Mexican Morning Bake will bring you the fabulous flavor fiesta you’ve been waiting to wake up to! Everyone will be dancing straight to the kitchen to enjoy this warm, savory, layer-upon-layer of zesty sausage, melty cheese, fresh veggies, and soft tortillas. There’s even a little bit of spicy flavor to really get the gang in gear! Great mornings happen because of Mexican Morning Bake!
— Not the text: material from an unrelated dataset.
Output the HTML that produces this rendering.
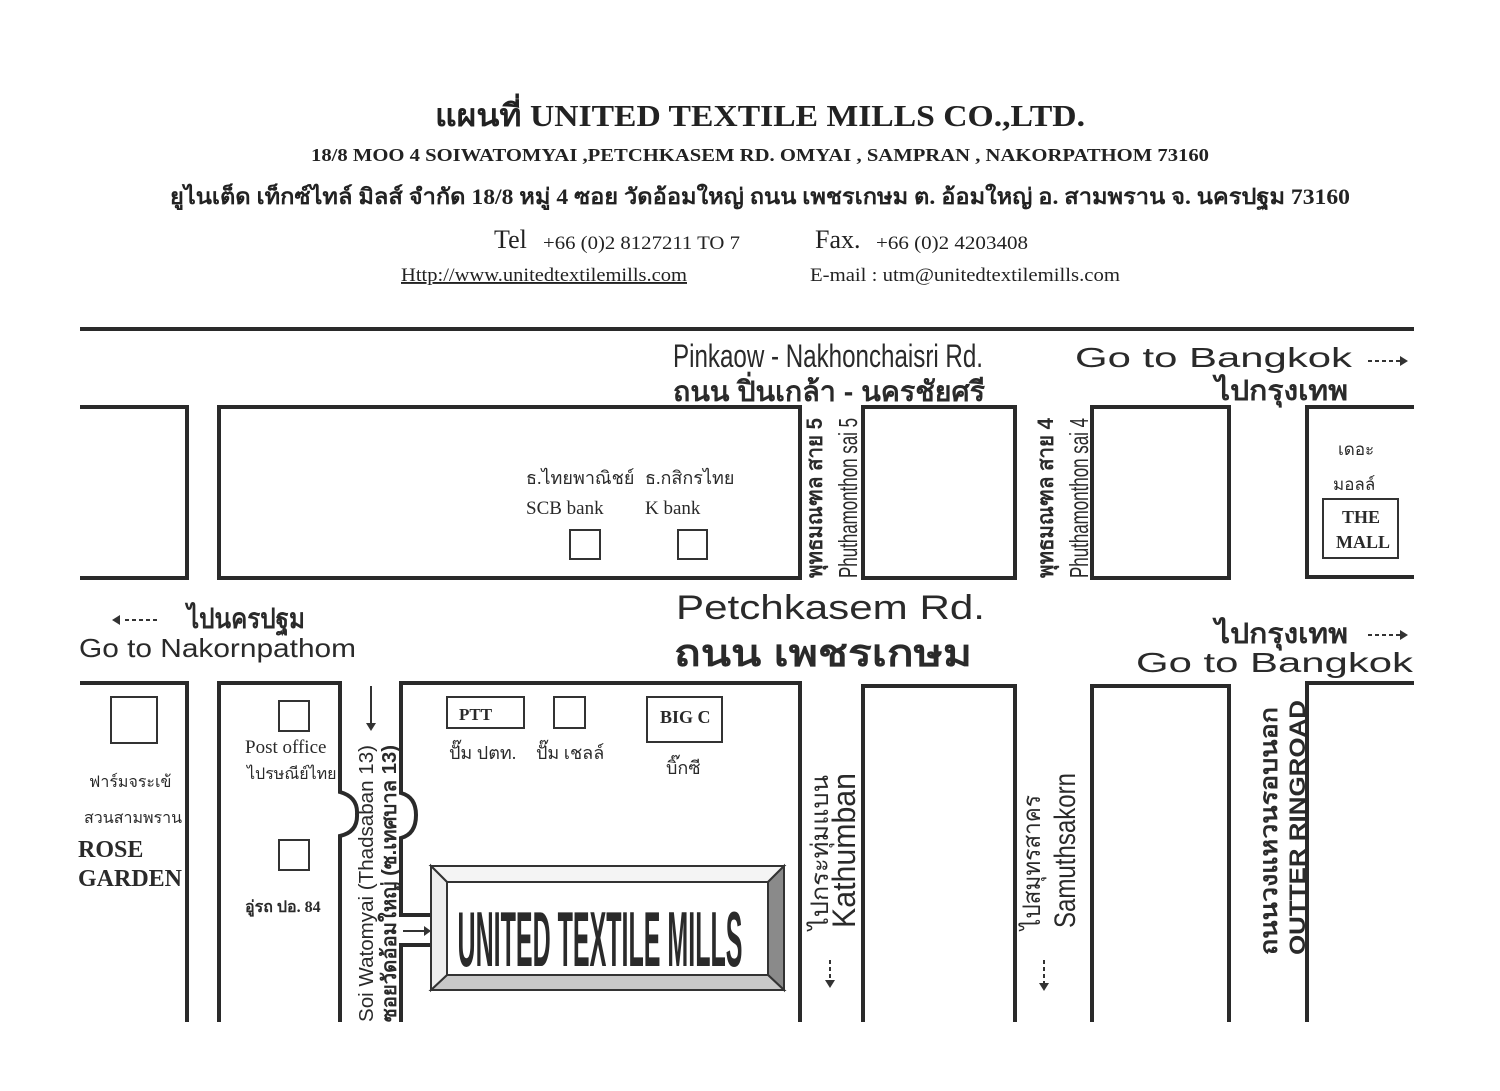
<!DOCTYPE html>
<html><head><meta charset="utf-8"><style>
html,body{margin:0;padding:0;background:#fff;}
svg{display:block}
</style></head><body>
<svg width="1500" height="1091" viewBox="0 0 1500 1091" xmlns="http://www.w3.org/2000/svg">
<rect width="1500" height="1091" fill="#fff"/>
<g font-family="Liberation Serif, 'Noto Serif CJK SC', 'Noto Sans CJK SC', serif" fill="#222" lengthAdjust="spacingAndGlyphs">
<text x="760" y="126" font-size="31" font-weight="bold" text-anchor="middle" textLength="650" lengthAdjust="spacingAndGlyphs">แผนที่ UNITED TEXTILE MILLS CO.,LTD.</text>
<text x="760" y="161" font-size="18" font-weight="bold" text-anchor="middle" textLength="898" lengthAdjust="spacingAndGlyphs">18/8 MOO 4 SOIWATOMYAI ,PETCHKASEM RD. OMYAI , SAMPRAN , NAKORPATHOM 73160</text>
<text x="760" y="204" font-size="22" font-weight="bold" text-anchor="middle" textLength="1180" lengthAdjust="spacingAndGlyphs">ยูไนเต็ด เท็กซ์ไทล์ มิลส์ จำกัด 18/8  หมู่ 4  ซอย วัดอ้อมใหญ่  ถนน เพชรเกษม ต. อ้อมใหญ่  อ. สามพราน  จ. นครปฐม 73160</text>
<text x="494" y="248" font-size="26">Tel</text>
<text x="543" y="249" font-size="19" textLength="197" lengthAdjust="spacingAndGlyphs">+66 (0)2  8127211 TO 7</text>
<text x="815" y="248" font-size="26">Fax.</text>
<text x="876" y="249" font-size="19" textLength="152" lengthAdjust="spacingAndGlyphs">+66 (0)2  4203408</text>
<text x="401" y="281" font-size="19" textLength="286" lengthAdjust="spacingAndGlyphs" text-decoration="underline">Http://www.unitedtextilemills.com</text>
<text x="810" y="281" font-size="19" textLength="310" lengthAdjust="spacingAndGlyphs">E-mail :  utm@unitedtextilemills.com</text>
</g>

<g stroke="#2a2a2a" stroke-width="4" fill="none">
<line x1="80" y1="329" x2="1414" y2="329"/>
<polyline points="80,407 187,407 187,578 80,578"/>
<rect x="219" y="407" width="581" height="171"/>
<rect x="863" y="407" width="152" height="171"/>
<rect x="1092" y="407" width="137" height="171"/>
<polyline points="1414,407 1307,407 1307,577 1414,577"/>
<polyline points="80,683 187,683 187,1022"/>
<path d="M219,1022 L219,683 L340,683 L340,792 Q358,797 357,814 Q358,832 340,836 L340,1022"/>
<path d="M401,1022 L401,945 L431,945 M431,915 L401,915 L401,838 Q416,834 416,815 Q416,797 401,793 L401,683 L800,683 L800,1022"/>
<polyline points="863,1022 863,686 1015,686 1015,1022"/>
<polyline points="1092,1022 1092,686 1229,686 1229,1022"/>
<polyline points="1307,1022 1307,683 1414,683"/>
</g>
<g stroke="#333" stroke-width="2" fill="none">
<rect x="570" y="530" width="30" height="29"/>
<rect x="678" y="530" width="29" height="29"/>
<rect x="1323" y="499" width="75" height="59"/>
<rect x="111" y="697" width="46" height="46"/>
<rect x="279" y="701" width="30" height="30"/>
<rect x="279" y="840" width="30" height="30"/>
<rect x="447" y="697" width="77" height="31"/>
<rect x="554" y="697" width="31" height="31"/>
<rect x="647" y="697" width="75" height="45"/>
<line x1="371" y1="686" x2="371" y2="725"/>
<line x1="403" y1="931" x2="424" y2="931"/>
<line x1="830" y1="960" x2="830" y2="980" stroke-dasharray="4,3"/>
<line x1="1044" y1="960" x2="1044" y2="983" stroke-dasharray="4,3"/>
<line x1="1368" y1="361" x2="1400" y2="361" stroke-dasharray="4,3"/>
<line x1="1368" y1="635" x2="1400" y2="635" stroke-dasharray="4,3"/>
<line x1="125" y1="620" x2="157" y2="620" stroke-dasharray="4,3"/>
</g>
<g fill="#333">
<polygon points="366,723 376,723 371,731"/>
<polygon points="424,926 424,936 431,931"/>
<polygon points="825,980 835,980 830,988"/>
<polygon points="1039,983 1049,983 1044,991"/>
<polygon points="1400,356 1400,366 1408,361"/>
<polygon points="1400,630 1400,640 1408,635"/>
<polygon points="120,615 120,625 112,620"/>
</g>

<g stroke="#333" stroke-width="2">
<polygon points="431,866 784,866 768,882 447,882" fill="#f4f4f4"/>
<polygon points="784,866 784,990 768,975 768,882" fill="#8a8a8a"/>
<polygon points="431,990 784,990 768,975 447,975" fill="#c8c8c8"/>
<polygon points="431,866 447,882 447,975 431,990" fill="#eee"/>
<rect x="447" y="882" width="321" height="93" fill="#fff"/>
</g>
<text x="600" y="966" font-family="Liberation Sans, sans-serif" font-weight="bold" font-size="78" fill="#2a2a2a" text-anchor="middle" textLength="285" lengthAdjust="spacingAndGlyphs">UNITED TEXTILE MILLS</text>

<g font-family="Liberation Sans, 'Noto Sans CJK SC', sans-serif" fill="#2a2a2a">
<text x="673" y="367" font-size="32" textLength="310" lengthAdjust="spacingAndGlyphs">Pinkaow - Nakhonchaisri Rd.</text>
<text x="673" y="401" font-size="28" font-weight="bold" textLength="312" lengthAdjust="spacingAndGlyphs">ถนน ปิ่นเกล้า - นครชัยศรี</text>
<text x="1075" y="367" font-size="28" textLength="277" lengthAdjust="spacingAndGlyphs">Go to Bangkok</text>
<text x="1215" y="400" font-size="28" font-weight="bold" textLength="133" lengthAdjust="spacingAndGlyphs">ไปกรุงเทพ</text>
<text x="676" y="619" font-size="34" textLength="309" lengthAdjust="spacingAndGlyphs">Petchkasem Rd.</text>
<text x="674" y="666" font-size="38" font-weight="bold" textLength="298" lengthAdjust="spacingAndGlyphs">ถนน เพชรเกษม</text>
<text x="187" y="628" font-size="28" font-weight="bold" textLength="118" lengthAdjust="spacingAndGlyphs">ไปนครปฐม</text>
<text x="79" y="657" font-size="26" textLength="277" lengthAdjust="spacingAndGlyphs">Go to Nakornpathom</text>
<text x="1215" y="643" font-size="28" font-weight="bold" textLength="133" lengthAdjust="spacingAndGlyphs">ไปกรุงเทพ</text>
<text x="1136" y="672" font-size="28" textLength="277" lengthAdjust="spacingAndGlyphs">Go to Bangkok</text>
<text font-size="20" transform="translate(373,1022) rotate(-90)" textLength="277" lengthAdjust="spacingAndGlyphs">Soi Watomyai (Thadsaban 13)</text>
<text font-size="20" font-weight="bold" transform="translate(396,1022) rotate(-90)" textLength="277" lengthAdjust="spacingAndGlyphs">ซอยวัดอ้อมใหญ่ (ซ.เทศบาล 13)</text>
<text font-size="24" transform="translate(828,930) rotate(-90)" textLength="155" lengthAdjust="spacingAndGlyphs">ไปกระทุ่มแบน</text>
<text font-size="32" transform="translate(855,928) rotate(-90)" textLength="155" lengthAdjust="spacingAndGlyphs">Kathumban</text>
<text font-size="24" transform="translate(1040,930) rotate(-90)" textLength="135" lengthAdjust="spacingAndGlyphs">ไปสมุทรสาคร</text>
<text font-size="30" transform="translate(1075,928) rotate(-90)" textLength="155" lengthAdjust="spacingAndGlyphs">Samuthsakorn</text>
<text font-size="24" font-weight="bold" transform="translate(1277,955) rotate(-90)" textLength="248" lengthAdjust="spacingAndGlyphs">ถนนวงแหวนรอบนอก</text>
<text font-size="22" font-weight="bold" transform="translate(1305,955) rotate(-90)" textLength="255" lengthAdjust="spacingAndGlyphs">OUTTER RINGROAD</text>
<text font-size="22" font-weight="bold" transform="translate(822,578) rotate(-90)" textLength="160" lengthAdjust="spacingAndGlyphs">พุทธมณฑล สาย 5</text>
<text font-size="26" transform="translate(857,578) rotate(-90)" textLength="160" lengthAdjust="spacingAndGlyphs">Phuthamonthon sai 5</text>
<text font-size="22" font-weight="bold" transform="translate(1053,578) rotate(-90)" textLength="160" lengthAdjust="spacingAndGlyphs">พุทธมณฑล สาย 4</text>
<text font-size="26" transform="translate(1088,578) rotate(-90)" textLength="160" lengthAdjust="spacingAndGlyphs">Phuthamonthon sai 4</text>
</g>
<g font-family="Liberation Serif, 'Noto Serif CJK SC', serif" fill="#2a2a2a">
<text x="526" y="484" font-size="18">ธ.ไทยพาณิชย์</text>
<text x="645" y="484" font-size="18">ธ.กสิกรไทย</text>
<text x="526" y="514" font-size="19">SCB bank</text>
<text x="645" y="514" font-size="19">K bank</text>
<text x="1338" y="455" font-size="17">เดอะ</text>
<text x="1333" y="490" font-size="17">มอลล์</text>
<text x="1361" y="523" font-size="18" font-weight="bold" text-anchor="middle">THE</text>
<text x="1363" y="548" font-size="18" font-weight="bold" text-anchor="middle">MALL</text>
<text x="89" y="787" font-size="16">ฟาร์มจระเข้</text>
<text x="84" y="823" font-size="16">สวนสามพราน</text>
<text x="78" y="857" font-size="24" font-weight="bold">ROSE</text>
<text x="78" y="886" font-size="24" font-weight="bold">GARDEN</text>
<text x="245" y="753" font-size="19">Post office</text>
<text x="247" y="779" font-size="16">ไปรษณีย์ไทย</text>
<text x="245" y="912" font-size="16" font-weight="bold">อู่รถ ปอ. 84</text>
<text x="459" y="720" font-size="17" font-weight="bold">PTT</text>
<text x="660" y="723" font-size="18" font-weight="bold">BIG C</text>
<text x="449" y="759" font-size="18">ปั๊ม ปตท.</text>
<text x="536" y="759" font-size="18">ปั๊ม เชลล์</text>
<text x="666" y="774" font-size="18">บิ๊กซี</text>
</g>
</svg>
</body></html>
Arriba!

Ingredients
For the bake:
- 8 eggs
- 1 1/2 cups low-fat milk
- 1 jalapeño, seeded and finely chopped, divided
- 1 pound bulk sausage, cooked and drained
- 1 red bell pepper, chopped
- 3/4 cup green onions, sliced
- 2 cups low-fat Mexican-blend cheese
- 9 corn tortillas
Optional, for serving:
- jarred pickled jalapeño slices, to taste
- 1/2 cup salsa
- low-fat Mexican-blend cheese, to taste
- scallions, to taste, sliced

Directions
Step 1 –Coat a 6-quart slow cooker with cooking spray.
Step 2 –In medium bowl, add the eggs, the milk, and 1/2 of the fresh jalapeño and beat with a whisk.
Step 3 –In a second medium bowl, add the sausage, the red bell pepper, the green onions, the remaining 1/2 of the fresh jalapeño, and 2 cups of the cheese and stir to combine.
Step 4 –Place 3 of the tortillas in the bottom of the prepared slow cooker, tearing them, as needed, to cover.
Step 5 –Top the tortillas with 1/2 of the sausage mixture.
Step 6 –Layer 3 of the tortillas on top of the sausage mixture and top with the remaining sausage mixture.
Step 7 –Top the sausage mixture with the remaining tortillas, tearing, as needed, to cover.
Step 8 –Pour the egg mixture over the tortillas.
Step 9 –Cover the slow cooker and cook the bake until it reaches the internal temperature of 160 degrees F and the center is set, on high heat, about 2-3 hours, or on low heat, about 4-5 hours.
Step 10 –Serve the bake with your preferred toppings.